> _PROBLEM TO WORK ON_:
Pull each line containing "that" out of the data and copy it.

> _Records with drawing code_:

--------------------

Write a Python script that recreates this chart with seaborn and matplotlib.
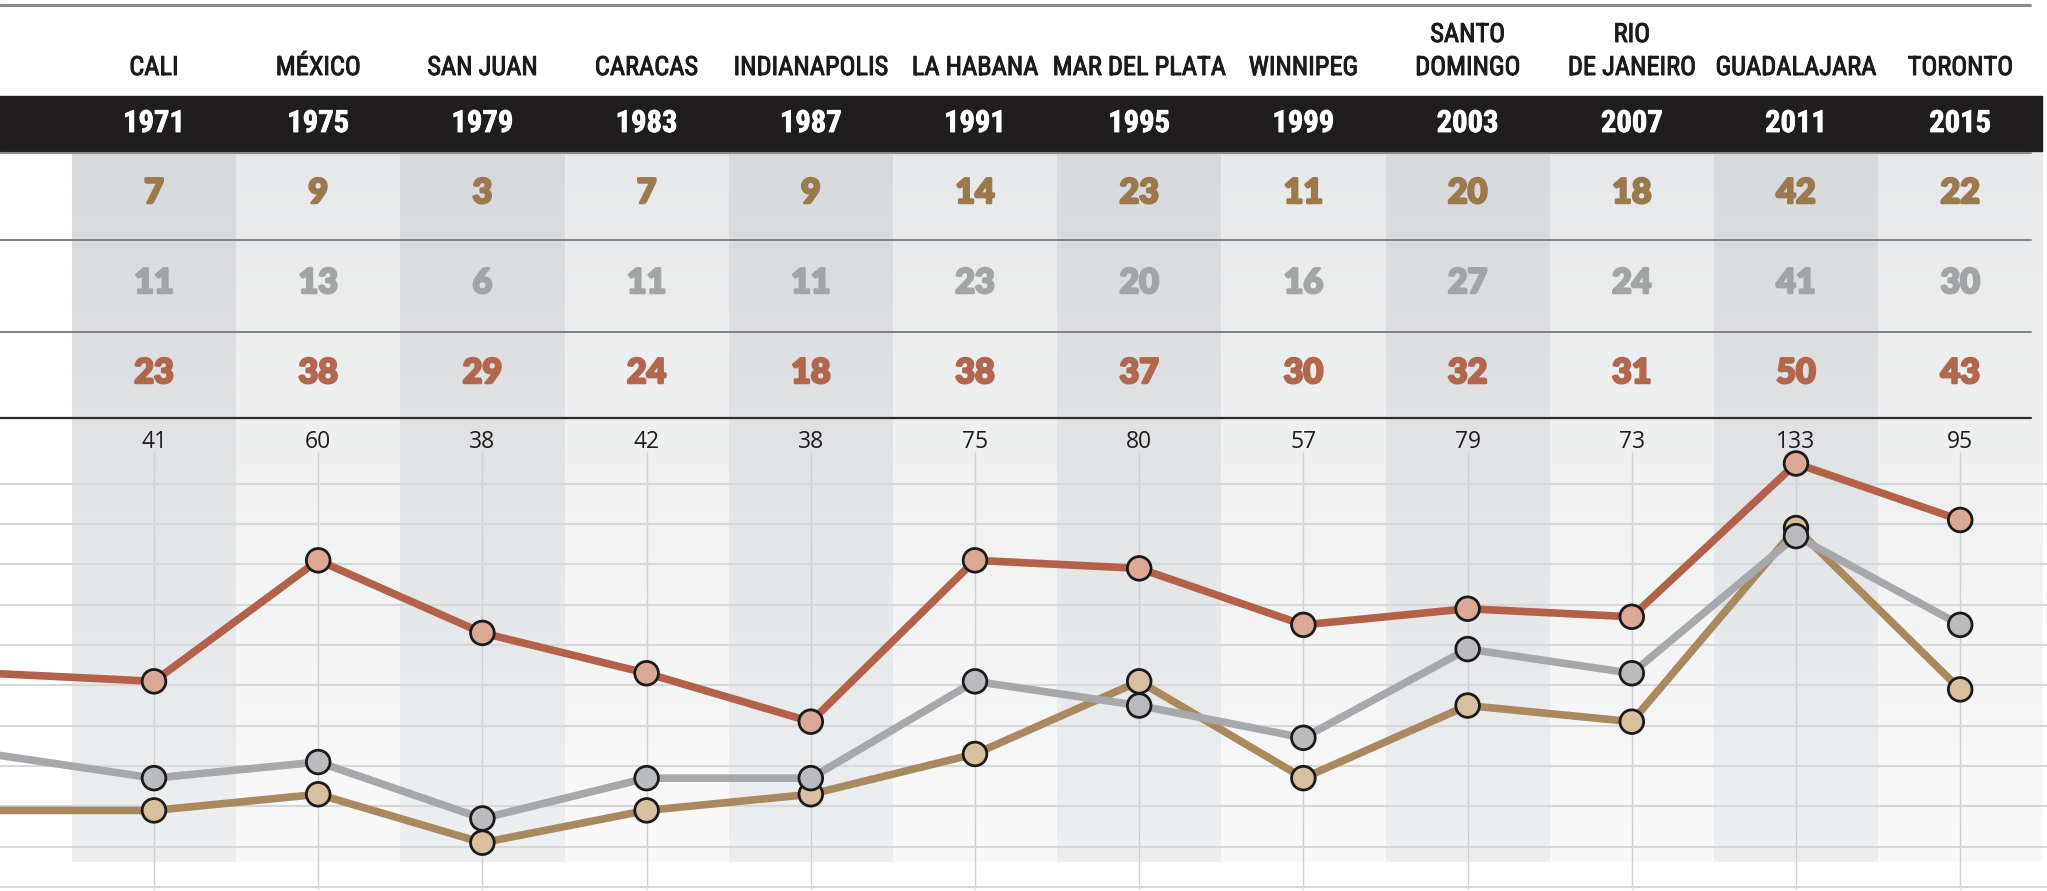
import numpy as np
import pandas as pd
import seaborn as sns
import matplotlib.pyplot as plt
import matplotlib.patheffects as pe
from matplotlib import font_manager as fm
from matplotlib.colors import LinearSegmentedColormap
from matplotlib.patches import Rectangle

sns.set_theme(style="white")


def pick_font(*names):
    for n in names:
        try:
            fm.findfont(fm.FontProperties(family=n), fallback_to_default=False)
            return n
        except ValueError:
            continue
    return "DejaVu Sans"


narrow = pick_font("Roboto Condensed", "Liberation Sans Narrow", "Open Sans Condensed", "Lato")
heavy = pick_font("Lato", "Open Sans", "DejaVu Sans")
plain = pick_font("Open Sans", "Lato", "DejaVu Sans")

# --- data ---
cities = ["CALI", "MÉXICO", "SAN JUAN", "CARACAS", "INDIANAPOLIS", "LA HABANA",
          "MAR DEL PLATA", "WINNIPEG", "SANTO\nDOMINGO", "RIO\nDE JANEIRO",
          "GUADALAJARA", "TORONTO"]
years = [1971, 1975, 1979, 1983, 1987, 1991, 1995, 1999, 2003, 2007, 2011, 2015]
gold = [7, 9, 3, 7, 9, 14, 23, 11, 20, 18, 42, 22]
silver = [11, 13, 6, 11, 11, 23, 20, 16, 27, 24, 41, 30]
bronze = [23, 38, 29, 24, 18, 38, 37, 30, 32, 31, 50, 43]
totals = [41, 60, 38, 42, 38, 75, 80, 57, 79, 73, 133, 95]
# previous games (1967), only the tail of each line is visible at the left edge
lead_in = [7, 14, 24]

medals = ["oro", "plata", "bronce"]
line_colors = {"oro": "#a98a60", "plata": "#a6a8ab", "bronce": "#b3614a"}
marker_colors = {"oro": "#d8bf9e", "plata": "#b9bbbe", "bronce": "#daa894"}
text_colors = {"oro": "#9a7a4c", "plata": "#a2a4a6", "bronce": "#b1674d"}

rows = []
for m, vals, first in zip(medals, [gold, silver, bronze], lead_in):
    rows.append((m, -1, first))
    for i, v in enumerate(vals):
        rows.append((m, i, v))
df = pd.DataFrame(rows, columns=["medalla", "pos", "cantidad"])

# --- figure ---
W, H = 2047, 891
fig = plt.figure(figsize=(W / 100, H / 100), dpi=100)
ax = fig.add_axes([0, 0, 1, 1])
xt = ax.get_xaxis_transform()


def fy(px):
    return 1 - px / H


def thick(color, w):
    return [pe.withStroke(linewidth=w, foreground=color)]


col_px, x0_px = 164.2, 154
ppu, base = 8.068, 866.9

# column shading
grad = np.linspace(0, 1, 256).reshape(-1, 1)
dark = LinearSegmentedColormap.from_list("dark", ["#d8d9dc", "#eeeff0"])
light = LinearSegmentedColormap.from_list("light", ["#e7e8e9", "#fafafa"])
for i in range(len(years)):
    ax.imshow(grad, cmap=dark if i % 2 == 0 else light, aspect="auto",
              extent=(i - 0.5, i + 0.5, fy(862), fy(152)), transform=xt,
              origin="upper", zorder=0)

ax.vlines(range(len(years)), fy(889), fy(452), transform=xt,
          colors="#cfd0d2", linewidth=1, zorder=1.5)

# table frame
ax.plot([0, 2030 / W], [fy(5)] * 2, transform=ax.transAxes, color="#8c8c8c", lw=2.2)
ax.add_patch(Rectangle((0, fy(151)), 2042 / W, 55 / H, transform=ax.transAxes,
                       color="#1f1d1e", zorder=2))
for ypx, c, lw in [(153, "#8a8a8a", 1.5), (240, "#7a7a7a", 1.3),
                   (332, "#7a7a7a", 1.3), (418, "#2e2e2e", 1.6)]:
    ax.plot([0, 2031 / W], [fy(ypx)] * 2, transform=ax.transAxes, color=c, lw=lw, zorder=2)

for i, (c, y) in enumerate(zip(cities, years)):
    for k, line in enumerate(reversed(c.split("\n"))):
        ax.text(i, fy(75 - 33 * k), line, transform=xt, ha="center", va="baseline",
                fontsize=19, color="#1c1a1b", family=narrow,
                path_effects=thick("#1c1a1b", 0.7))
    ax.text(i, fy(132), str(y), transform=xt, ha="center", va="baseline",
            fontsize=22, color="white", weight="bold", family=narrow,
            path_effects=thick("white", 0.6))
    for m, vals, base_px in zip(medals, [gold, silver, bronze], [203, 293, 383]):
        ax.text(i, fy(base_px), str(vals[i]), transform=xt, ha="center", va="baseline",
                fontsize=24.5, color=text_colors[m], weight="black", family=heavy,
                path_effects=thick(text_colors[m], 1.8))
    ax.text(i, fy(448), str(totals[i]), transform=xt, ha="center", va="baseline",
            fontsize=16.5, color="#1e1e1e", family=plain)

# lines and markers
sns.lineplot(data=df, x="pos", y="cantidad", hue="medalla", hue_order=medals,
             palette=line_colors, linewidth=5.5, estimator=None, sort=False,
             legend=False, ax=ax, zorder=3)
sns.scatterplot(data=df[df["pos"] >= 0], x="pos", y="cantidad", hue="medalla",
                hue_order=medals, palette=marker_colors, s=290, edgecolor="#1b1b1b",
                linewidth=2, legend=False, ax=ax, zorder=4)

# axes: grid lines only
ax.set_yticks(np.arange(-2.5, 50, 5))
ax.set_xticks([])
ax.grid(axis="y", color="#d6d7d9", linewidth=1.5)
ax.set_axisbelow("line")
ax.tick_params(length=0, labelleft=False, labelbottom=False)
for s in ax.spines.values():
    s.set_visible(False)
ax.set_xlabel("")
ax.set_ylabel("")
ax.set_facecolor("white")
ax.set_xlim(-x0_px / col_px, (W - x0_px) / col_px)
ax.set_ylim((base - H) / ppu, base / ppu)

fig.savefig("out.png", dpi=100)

--------------------

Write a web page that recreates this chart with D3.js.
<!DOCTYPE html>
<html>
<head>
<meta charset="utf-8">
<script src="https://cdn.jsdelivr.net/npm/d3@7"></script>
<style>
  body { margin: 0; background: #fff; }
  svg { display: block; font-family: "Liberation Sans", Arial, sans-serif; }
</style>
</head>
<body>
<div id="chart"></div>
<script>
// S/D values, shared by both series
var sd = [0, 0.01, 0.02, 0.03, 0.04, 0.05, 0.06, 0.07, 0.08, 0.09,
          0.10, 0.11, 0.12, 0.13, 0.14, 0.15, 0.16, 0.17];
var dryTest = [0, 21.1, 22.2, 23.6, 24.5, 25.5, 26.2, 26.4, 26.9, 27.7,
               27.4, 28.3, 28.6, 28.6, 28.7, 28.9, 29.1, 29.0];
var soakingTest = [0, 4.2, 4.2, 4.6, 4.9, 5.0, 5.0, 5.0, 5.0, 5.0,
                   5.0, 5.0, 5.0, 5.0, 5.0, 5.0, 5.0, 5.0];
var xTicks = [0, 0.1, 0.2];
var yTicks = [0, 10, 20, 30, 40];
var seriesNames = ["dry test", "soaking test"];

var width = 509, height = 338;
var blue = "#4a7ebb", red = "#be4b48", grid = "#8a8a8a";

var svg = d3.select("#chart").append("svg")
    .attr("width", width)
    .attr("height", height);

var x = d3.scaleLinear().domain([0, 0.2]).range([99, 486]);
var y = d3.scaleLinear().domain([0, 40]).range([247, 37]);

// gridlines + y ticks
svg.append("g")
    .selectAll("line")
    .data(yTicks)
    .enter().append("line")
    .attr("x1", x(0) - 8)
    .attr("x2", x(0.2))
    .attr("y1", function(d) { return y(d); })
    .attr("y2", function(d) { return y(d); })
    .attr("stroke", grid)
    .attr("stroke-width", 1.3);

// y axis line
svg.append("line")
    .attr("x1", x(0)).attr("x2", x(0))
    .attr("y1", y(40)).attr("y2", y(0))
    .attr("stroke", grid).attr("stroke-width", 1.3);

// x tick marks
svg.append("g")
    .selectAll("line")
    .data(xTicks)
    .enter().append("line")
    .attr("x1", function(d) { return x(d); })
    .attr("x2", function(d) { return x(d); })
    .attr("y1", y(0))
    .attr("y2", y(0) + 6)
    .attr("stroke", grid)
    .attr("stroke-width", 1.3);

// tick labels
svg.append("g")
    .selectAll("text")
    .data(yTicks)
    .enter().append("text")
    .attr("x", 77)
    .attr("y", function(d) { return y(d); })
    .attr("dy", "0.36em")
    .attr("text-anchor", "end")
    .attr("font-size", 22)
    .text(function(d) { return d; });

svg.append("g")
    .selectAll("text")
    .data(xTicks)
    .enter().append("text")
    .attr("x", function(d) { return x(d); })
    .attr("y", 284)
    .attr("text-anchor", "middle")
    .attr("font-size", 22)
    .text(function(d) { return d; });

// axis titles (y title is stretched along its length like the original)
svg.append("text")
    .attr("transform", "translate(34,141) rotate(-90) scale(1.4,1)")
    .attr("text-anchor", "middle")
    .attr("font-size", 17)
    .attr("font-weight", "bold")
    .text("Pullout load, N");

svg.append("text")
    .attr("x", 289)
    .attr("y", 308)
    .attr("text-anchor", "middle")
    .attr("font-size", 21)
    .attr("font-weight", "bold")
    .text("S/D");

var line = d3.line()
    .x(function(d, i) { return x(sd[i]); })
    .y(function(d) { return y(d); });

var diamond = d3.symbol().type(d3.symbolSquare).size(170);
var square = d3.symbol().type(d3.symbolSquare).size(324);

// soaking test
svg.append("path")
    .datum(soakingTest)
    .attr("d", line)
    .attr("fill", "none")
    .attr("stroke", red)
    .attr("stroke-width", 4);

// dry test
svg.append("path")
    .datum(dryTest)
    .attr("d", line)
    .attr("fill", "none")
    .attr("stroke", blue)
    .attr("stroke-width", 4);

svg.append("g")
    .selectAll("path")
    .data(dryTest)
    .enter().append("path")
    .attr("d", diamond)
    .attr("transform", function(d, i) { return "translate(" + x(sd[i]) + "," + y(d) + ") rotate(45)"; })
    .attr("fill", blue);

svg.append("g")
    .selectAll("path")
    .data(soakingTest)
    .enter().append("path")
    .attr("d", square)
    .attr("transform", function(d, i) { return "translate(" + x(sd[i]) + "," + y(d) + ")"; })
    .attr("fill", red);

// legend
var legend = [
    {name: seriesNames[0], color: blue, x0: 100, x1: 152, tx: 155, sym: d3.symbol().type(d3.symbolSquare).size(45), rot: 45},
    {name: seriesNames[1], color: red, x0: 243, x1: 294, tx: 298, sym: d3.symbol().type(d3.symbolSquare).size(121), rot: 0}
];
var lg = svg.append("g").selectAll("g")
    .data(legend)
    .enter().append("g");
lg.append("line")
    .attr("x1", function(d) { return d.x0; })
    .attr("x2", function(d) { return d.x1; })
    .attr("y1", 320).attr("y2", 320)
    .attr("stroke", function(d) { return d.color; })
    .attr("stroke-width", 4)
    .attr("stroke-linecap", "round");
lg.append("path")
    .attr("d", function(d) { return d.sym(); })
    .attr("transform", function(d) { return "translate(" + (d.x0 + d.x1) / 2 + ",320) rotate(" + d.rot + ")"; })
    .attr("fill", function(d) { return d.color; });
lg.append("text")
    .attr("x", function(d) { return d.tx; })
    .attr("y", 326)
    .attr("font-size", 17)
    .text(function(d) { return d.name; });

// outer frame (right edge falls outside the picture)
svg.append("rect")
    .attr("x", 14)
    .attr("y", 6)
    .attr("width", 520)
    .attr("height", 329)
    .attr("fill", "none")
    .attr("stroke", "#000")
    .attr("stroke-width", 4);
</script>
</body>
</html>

--------------------

> _THE REPLY_:
Write a Python script that recreates this chart with seaborn and matplotlib.
Write a web page that recreates this chart with D3.js.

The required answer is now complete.